Exercícios resolvidos

1. [UNICENTRO]

“Quando se menciona o trabalho escravo no Brasil, a primeira lembrança é a da escravidão negra. Realmente, foi ela a mais marcante, a mais longa e terrível; mas o trabalho escravo se inicia no Brasil com a escravidão indígena” (Tomazi, Nelson Dácio (coordenador). Iniciação à Sociologia. São Paulo: Atual, 2000, p.62). Considerando a realidade estabelecida pela implantação do trabalho escravo dos negros africanos trazidos ao Brasil, assinale a alternativa incorreta.
a) As condições de vida dos escravos africanos eram terríveis, razão pela qual a média de vida útil deles não ultrapassava os quinze anos.
b) Os negros africanos reagiram à escravidão das mais diversas formas: através das fugas, dos quilombos, da luta armada, da preservação dos cultos religiosos, da dança, da música.
c) O negro é parte integrante da história brasileira, apesar dos muitos preconceitos que ainda persistem contra eles.
d) O Brasil figura entre os primeiros países latino-americanos a declarar por meio de muitas leis, até a promulgação da Lei Áurea, a libertação de seus escravos.
e) O fim do tráfico de escravos, no Brasil, ocorreu em meados do século XIX, quando começaram algumas experiências com a mão de obra assalariada de estrangeiros.

Resposta: d

Justificativa: até a Lei Áurea que oficialmente acabou com o sistema escravista no Brasil, diversas leis foram promulgadas gradativamente. Entretanto, isso não significa que uma cultura escravista e racista não tenha permanecido na sociedade. Além disso, o Brasil foi o último país da América Latina a abolir a escravidão.

2. [PUC-PR]

Leia o texto a seguir:
“Cem anos atrás um grande americano, em cuja sombra simbólica nos encontramos hoje, assinou a proclamação da emancipação [dos escravos]. (…)
Mas, cem anos mais tarde, o negro ainda não está livre.
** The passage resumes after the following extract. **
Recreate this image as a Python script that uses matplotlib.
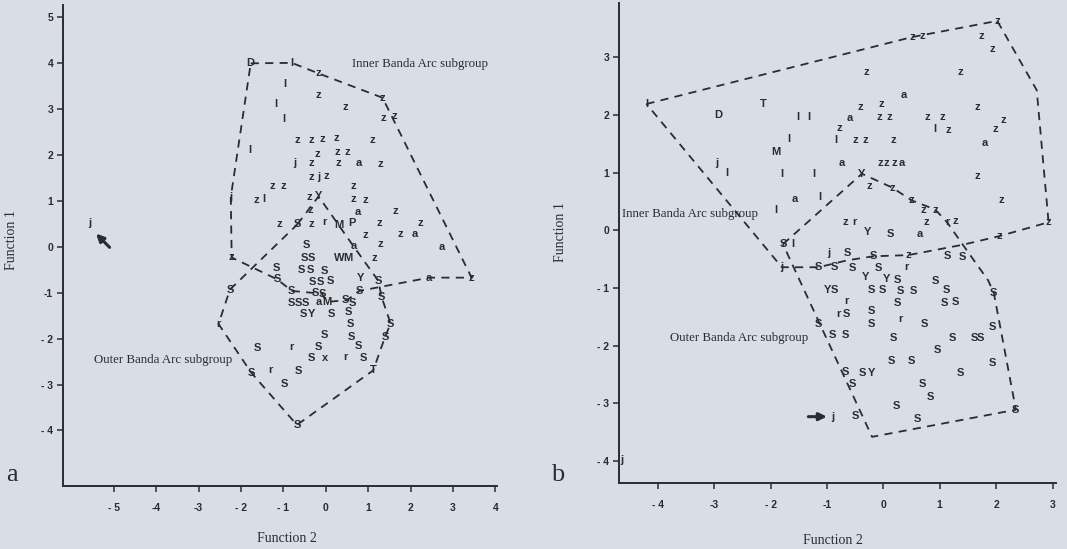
import matplotlib
matplotlib.use("Agg")
import matplotlib.pyplot as plt

# ---------------- data: panel a ----------------
a_labels = ("D l z z l z z l l z z".split()
            + "z z z z z l z z z".split()
            + "j z z a z z j z z z z".split()
            + "j z l z Y z z z a z".split()
            + "z S z r M P z z z z a a".split()
            + "S a z z S S W M z".split()
            + "S S S S Y S S S S S z a".split()
            + "S S S S S S S S S a M".split()
            + "S S S Y S S S S S S S".split()
            + "S r S S S x r S S r S".split()
            + "T S r S j".split())
a_x = [-1.77, -0.80, -0.17, 1.34, -0.96, -0.17, 0.47, -1.17, -1.00, 1.36, 1.61,
       -0.68, -0.35, -0.07, 0.26, 1.11, -1.79, -0.21, 0.28, 0.50,
       -0.74, -0.35, 0.30, 0.79, 1.28, -0.33, -0.17, 0.02, -1.25, -1.01, 0.65,
       -2.24, -1.64, -1.47, -0.39, -0.17, 0.64, 0.94, -0.37, 0.75, 1.63,
       -1.09, -0.67, -0.33, -0.02, 0.30, 0.61, 1.26, 2.24, 0.94, 1.75, 2.09, 2.74,
       -0.46, 0.65, 1.28, -2.22, -0.50, -0.35, 0.32, 0.52, 1.14,
       -1.16, -0.57, -0.37, -0.04, 0.81, -1.14, -0.32, -0.13, 0.10, 1.24, 3.44, 2.44,
       -2.26, -0.80, -0.25, -0.09, 0.79, 1.32, -0.80, -0.65, -0.49, -0.17, 0.02,
       0.46, 0.64, -0.53, -0.33, 0.14, 0.53, 0.59, 1.53, -0.04, 0.61, 1.40,
       -1.61, -0.80, -0.17, 0.77, -0.33, -0.02, 0.47, 0.89, -1.75, -1.30, -0.65,
       1.12, -0.98, -2.53, -0.68, -5.56]
a_y = [4.00, 4.01, 3.78, 3.25, 3.56, 3.30, 3.05, 3.12, 2.78, 2.81, 2.85,
       2.33, 2.33, 2.35, 2.37, 2.33, 2.12, 2.03, 2.07, 2.07,
       1.83, 1.82, 1.83, 1.83, 1.80, 1.53, 1.53, 1.54, 1.32, 1.32, 1.32,
       1.09, 1.02, 1.05, 1.09, 1.10, 1.05, 1.03, 0.80, 0.76, 0.78,
       0.49, 0.49, 0.49, 0.54, 0.47, 0.52, 0.52, 0.52, 0.25, 0.28, 0.29, 0.00,
       0.04, 0.02, 0.07, -0.23, -0.25, -0.25, -0.25, -0.25, -0.25,
       -0.47, -0.51, -0.51, -0.52, -0.67, -0.71, -0.76, -0.76, -0.75, -0.74, -0.67, -0.67,
       -0.93, -0.96, -1.00, -1.02, -0.96, -1.10, -1.23, -1.23, -1.23, -1.20, -1.20,
       -1.15, -1.23, -1.47, -1.47, -1.47, -1.42, -1.69, -1.67, -1.92, -1.96, -1.96,
       -2.20, -2.18, -2.18, -2.16, -2.43, -2.42, -2.41, -2.43, -2.75, -2.69, -2.70,
       -2.69, -2.98, -1.68, -3.88, 0.51]

a_inner_x = [-1.77, -0.80, -0.17, 1.34, 3.44, 2.44, 0.79, 0.50, 0.02, -0.09, -0.80, -1.14, -2.22, -2.24, -1.77]
a_inner_y = [4.00, 4.01, 3.78, 3.25, -0.67, -0.67, -0.96, -1.16, -1.20, -1.02, -0.96, -0.71, -0.23, 1.09, 4.00]
a_outer_x = [-0.67, -0.17, 0.65, 1.24, 1.32, 1.53, 1.40, 1.12, -0.68, -1.75, -2.53, -2.26, -0.67]
a_outer_y = [0.49, 1.10, 0.02, -0.74, -1.10, -1.67, -1.96, -2.69, -3.88, -2.75, -1.68, -0.93, 0.49]

a_xticks = [-5, -4, -3, -2, -1, 0, 1, 2, 3, 4]
a_xticklabels = ["- 5", "-4", "-3", "- 2", "- 1", "0", "1", "2", "3", "4"]
a_yticks = [5, 4, 3, 2, 1, 0, -1, -2, -3, -4]
a_yticklabels = ["5", "4", "3", "2", "1", "0", "-1", "- 2", "- 3", "- 4"]

# ---------------- data: panel b ----------------
b_labels = ("l D T l l a z z a z z".split()
            + "z z l z z z z a z l l".split()
            + "z z z M j l l l a z z".split()
            + "z a Y z z z z a l l z".split()
            + "z z z r z r z z".split()
            + "z z z z z z z".split()
            + "Y S a S l j j S S z S S".split()
            + "S S S S r Y Y S S".split()
            + "Y S S S S S S S".split()
            + "S S S r r S S S r S S S".split()
            + "S S S S S S S S S S S".split()
            + "S S Y S S S S S S S j z j".split())
b_x = [-4.20, -2.93, -2.13, -1.52, -1.33, -0.59, -0.40, -0.03, 0.37, -0.07, 0.10,
       0.78, 1.05, 0.92, 1.15, 1.66, 2.12, 1.98, 1.79, -0.78, -1.68, -0.84,
       -0.49, -0.32, 0.18, -1.91, -2.95, -2.77, -1.80, -1.24, -0.73, -0.06, 0.06,
       0.19, 0.33, -0.38, 1.66, -0.25, 0.16, 0.50, -1.57, -1.12, -1.91, 2.10,
       0.71, 0.92, -0.68, -0.51, 0.77, 1.13, 1.27, 2.93,
       2.02, 0.51, 0.69, 1.74, 1.94, -0.31, 1.36,
       -0.28, 0.12, 0.65, -1.78, -1.60, -1.80, -0.97, -0.64, -0.18, 0.44, 1.13, 1.40,
       -1.15, -0.87, -0.54, -0.09, 0.41, -0.31, 0.06, 0.25, 0.93,
       -0.99, -0.86, -0.22, -0.01, 0.31, 0.54, 1.12, 1.96,
       0.25, 1.08, 1.27, -0.66, -0.80, -0.65, -0.21, -0.21, 0.31, -1.15, 0.73, 1.94,
       -0.91, -0.68, 0.18, 1.23, 1.61, 1.73, 0.96, 0.15, 0.49, 1.94, 1.36,
       -0.67, -0.37, -0.21, -0.54, 0.70, 0.84, 0.23, 2.35, -0.50, 0.61, -0.90, 2.06, -4.64]
b_y = [2.19, 2.00, 2.19, 1.96, 1.96, 1.94, 2.14, 2.19, 2.34, 1.96, 1.96,
       1.96, 1.96, 1.75, 1.74, 2.14, 1.92, 1.76, 1.52, 1.78, 1.59, 1.56,
       1.56, 1.56, 1.56, 1.36, 1.16, 1.00, 0.98, 0.98, 1.16, 1.16, 1.16,
       1.16, 1.16, 0.98, 0.94, 0.77, 0.74, 0.52, 0.54, 0.57, 0.36, 0.53,
       0.36, 0.36, 0.14, 0.14, 0.14, 0.14, 0.16, 0.14,
       3.63, 3.35, 3.36, 3.36, 3.14, 2.75, 2.75,
       -0.03, -0.06, -0.06, -0.24, -0.23, -0.64, -0.40, -0.39, -0.45, -0.43, -0.45, -0.46,
       -0.64, -0.64, -0.66, -0.66, -0.64, -0.81, -0.84, -0.86, -0.87,
       -1.03, -1.03, -1.04, -1.04, -1.05, -1.05, -1.04, -1.09,
       -1.26, -1.26, -1.24, -1.22, -1.45, -1.45, -1.39, -1.63, -1.53, -1.63, -1.63, -1.68,
       -1.82, -1.82, -1.87, -1.86, -1.87, -1.87, -2.07, -2.26, -2.26, -2.30, -2.47,
       -2.46, -2.47, -2.47, -2.66, -2.66, -2.89, -3.04, -3.11, -3.21, -3.27, -3.23, -0.10, -3.98]

b_inner_x = [-4.20, 0.51, 2.02, 2.72, 2.93, 2.06, 1.41, 0.44, -0.18, -0.64, -1.15, -1.80, -4.20]
b_inner_y = [2.19, 3.35, 3.63, 2.43, 0.14, -0.10, -0.25, -0.43, -0.45, -0.52, -0.64, -0.64, 2.19]
b_outer_x = [-1.78, -0.38, 0.16, 0.50, 0.92, 1.13, 1.41, 1.86, 1.96, 2.35, -0.20, -1.78]
b_outer_y = [-0.24, 0.98, 0.74, 0.52, 0.36, 0.14, -0.25, -0.87, -1.09, -3.11, -3.58, -0.24]

b_xticks = [-4, -3, -2, -1, 0, 1, 2, 3]
b_xticklabels = ["- 4", "-3", "- 2", "-1", "0", "1", "2", "3"]
b_yticks = [3, 2, 1, 0, -1, -2, -3, -4]
b_yticklabels = ["3", "2", "1", "0", "- 1", "- 2", "- 3", "- 4"]

assert len(a_labels) == len(a_x) == len(a_y)
assert len(b_labels) == len(b_x) == len(b_y)

# ---------------- style ----------------
BG = "#d9dee6"
INK = "#2b2b30"
SERIF = ["Liberation Serif", "DejaVu Serif"]
SANS = ["Liberation Sans", "DejaVu Sans"]

fig = plt.figure(figsize=(10.67, 5.49), dpi=100, facecolor=BG)


def setup(ax, xlim, ylim, xt, xtl, yt, ytl):
    ax.set_facecolor(BG)
    ax.set_xlim(*xlim)
    ax.set_ylim(*ylim)
    for s in ("top", "right"):
        ax.spines[s].set_visible(False)
    for s in ("left", "bottom"):
        ax.spines[s].set_color(INK)
        ax.spines[s].set_linewidth(1.4)
    ax.set_xticks(xt)
    ax.set_xticklabels(xtl)
    ax.set_yticks(yt)
    ax.set_yticklabels(ytl)
    ax.tick_params(direction="out", length=4, width=1.1, color=INK,
                   labelcolor=INK, labelsize=7.5, pad=3)
    ax.tick_params(axis="x", pad=8)
    for lab in ax.get_xticklabels() + ax.get_yticklabels():
        lab.set_fontweight("bold")
        lab.set_family(SANS)


def letters(ax, labs, xs, ys):
    for t, x, y in zip(labs, xs, ys):
        ax.text(x, y, t, ha="center", va="center", fontsize=8,
                fontweight="bold", family=SANS, color=INK)


dash = dict(color=INK, lw=1.3, ls=(0, (4.5, 3.5)))
arrow = dict(arrowstyle="-|>,head_length=0.45,head_width=0.22",
             color=INK, lw=2.2, shrinkA=0, shrinkB=0)

# panel a
axa = fig.add_axes([0.059, 0.1148, 0.4068, 0.876])
setup(axa, (-6.2, 4.04), (-5.21, 5.27), a_xticks, a_xticklabels, a_yticks, a_yticklabels)
axa.plot(a_inner_x, a_inner_y, **dash)
axa.plot(a_outer_x, a_outer_y, **dash)
letters(axa, a_labels, a_x, a_y)
axa.annotate("", xy=(-5.42, 0.29), xytext=(-5.10, -0.01), arrowprops=arrow)
axa.text(0.61, 3.98, "Inner Banda Arc subgroup", ha="left", va="center",
         fontsize=9.3, family=SERIF, color=INK)
axa.text(-2.21, -2.47, "Outer Banda Arc subgroup", ha="right", va="center",
         fontsize=9.3, family=SERIF, color=INK)
fig.text(287 / 1067, 1 - 538 / 549, "Function 2", ha="center", va="center",
         fontsize=10, family=SERIF, color=INK)
fig.text(12 / 1067, 1 - 240 / 549, "Function 1", ha="center", va="center",
         rotation=90, fontsize=10, family=SERIF, color=INK)
fig.text(12 / 1067, 1 - 475 / 549, "a", ha="center", va="center",
         fontsize=19, family=SERIF, color=INK)

# panel b
axb = fig.add_axes([0.580, 0.1202, 0.4096, 0.8743])
setup(axb, (-4.69, 3.06), (-4.38, 3.94), b_xticks, b_xticklabels, b_yticks, b_yticklabels)
axb.plot(b_inner_x, b_inner_y, **dash)
axb.plot(b_outer_x, b_outer_y, **dash)
letters(axb, b_labels, b_x, b_y)
axb.annotate("", xy=(-1.0, -3.23), xytext=(-1.33, -3.23), arrowprops=arrow)
axb.text(-4.63, 0.28, "Inner Banda Arc subgroup", ha="left", va="center",
         fontsize=9.3, family=SERIF, color=INK)
axb.text(-3.79, -1.87, "Outer Banda Arc subgroup", ha="left", va="center",
         fontsize=9.3, family=SERIF, color=INK)
fig.text(833 / 1067, 1 - 540 / 549, "Function 2", ha="center", va="center",
         fontsize=10, family=SERIF, color=INK)
fig.text(560 / 1067, 1 - 232 / 549, "Function 1", ha="center", va="center",
         rotation=90, fontsize=10, family=SERIF, color=INK)
fig.text(558 / 1067, 1 - 475 / 549, "b", ha="center", va="center",
         fontsize=19, family=SERIF, color=INK)

fig.savefig("out.png", dpi=100, facecolor=BG)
Cem anos mais tarde, a vida do negro ainda é duramente tolhida pelas algemas da segregação e pelos grilhões da discriminação. Cem anos mais tarde, o negro habita uma ilha solitária de pobreza, em meio ao vasto oceano de prosperidade material. Cem anos mais tarde, o negro continua a mofar nos cantos da sociedade americana, como exilado em sua própria terra. Então viemos aqui hoje para dramatizar uma situação hedionda. (…) Mas há algo que preciso dizer a meu povo posicionado no morno liminar que conduz ao palácio da justiça. No processo de conquistar nosso lugar de direito, não devemos ser culpados de atos errados. Não tentemos saciar nossa sede de liberdade bebendo do cálice da amargura e do ódio.
Temos de conduzir nossa luta para sempre no alto plano da dignidade e da disciplina. Não devemos deixar nosso protesto criativo degenerar em violência física. Precisamos nos erguer sempre e mais uma vez à altura majestosa de combater a força física com a força da alma.”
Trechos do discurso de Martin Luther King, em 28 de agosto de 1963.

Interprete o texto acima e observe as seguintes afirmações sobre o movimento negro nos EUA, na segunda metade do século XX:

I. Martin Luther King foi um importante líder do movimento negro nos EUA no período após a Segunda Guerra Mundial. O seu discurso está inserido no contexto da luta pelos direitos civis dos negros nesse país, no qual questiona as leis segregacionistas que delimitavam, por exemplo, lugares separados para brancos e para negros em locais públicos.

II. No seu discurso, Martin Luther King faz referência à propaganda capitalista própria do período da Guerra Fria segundo a qual os EUA eram um país onde os cidadãos desfrutavam do sonho americano de bonança financeira, o que não correspondia com a realidade vivida pela comunidade negra.

III. Martin Luther King foi um importante representante do movimento negro nos EUA, conhecido como “Panteras Negras”, que pregava o enfrentamento violento e radical dos negros frente aos brancos, para a conquista dos direitos civis pelos primeiros, que carregavam a triste herança da escravidão.

Estão CORRETAS as afirmações:

a) I e II apenas.
b) I e III apenas.
c) I, II e III.
d) I apenas.
e) II e III apenas

Resposta: a

Justificativa: Martin Luther King foi um importante ativista do movimento negro norte-americano, mas não foi filiado aos Panteras Negras.